Le conversazioni si leggono d’un fiato, sentendo le emozioni che passano attraverso la connaturata empatia della Lorusso e al contempo, la forza data dall’esperienza, dalla conoscenza e dall’urgenza di lasciare una testimonianza. Dal coro di voci emerge un quadro di privazioni, restrizioni, carcere duro e crudeltà. Diana Doci racconta, con lucidità, la storia dei suoi nonni: lui finito in carcere e lei lasciata sola, in piena povertà, una condizione che il regime “garantiva” ai più, oltre all’istruzione e al lavoro, con tutte le limitazioni imposte, che i nostalgici sembrano aver dimenticato.

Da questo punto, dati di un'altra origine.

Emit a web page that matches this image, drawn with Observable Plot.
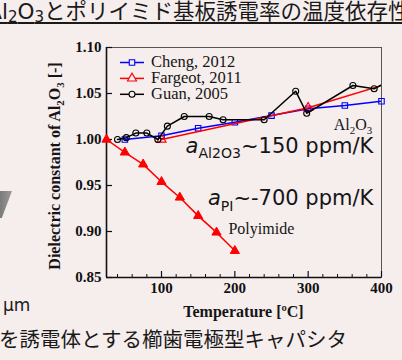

Le case, i terreni, gli ori, i soldi. Lo Stato voleva tutto. Gli ori erano importanti perché con quelli si commerciava con altri Paesi. Con la Turchia soprattutto. Era una merce di scambio molto preziosa, facile da gestire. A mio nonno chiesero tutto con la forza. Lui si oppose perché quei beni servivano alla sua famiglia. Fu imprigionato e lo fecero morire in carcere sotto tortura. Tolsero a mia nonna la casa. Le tolsero gli ori, le tolsero tutto. La lasciarono da sola con sei figli in mezzo a una strada nella miseria più assoluta. La nonna i suoi figli li ha cresciuti bene, ma con grandi difficoltà. Come se non bastasse la obbligarono a spostarsi da un luogo all’altro. La gente, per loro, doveva perdere tutto. Persino le proprie radici.
Sin da subito si palesa un buon lavoro questo Donne d’Albania, siglato da un’autrice che di interviste ne ha fatte tante, ma che, all’epoca, sapeva molto poco di Albania. La passione, la curiosità, il suo entrare in maniera gentile e con passo felpato in ogni storia hanno dato vita a un volume interessante, dal profilo informativo e divulgativo, che ha come indiscusse protagoniste la voce e la combattività delle donne albanesi.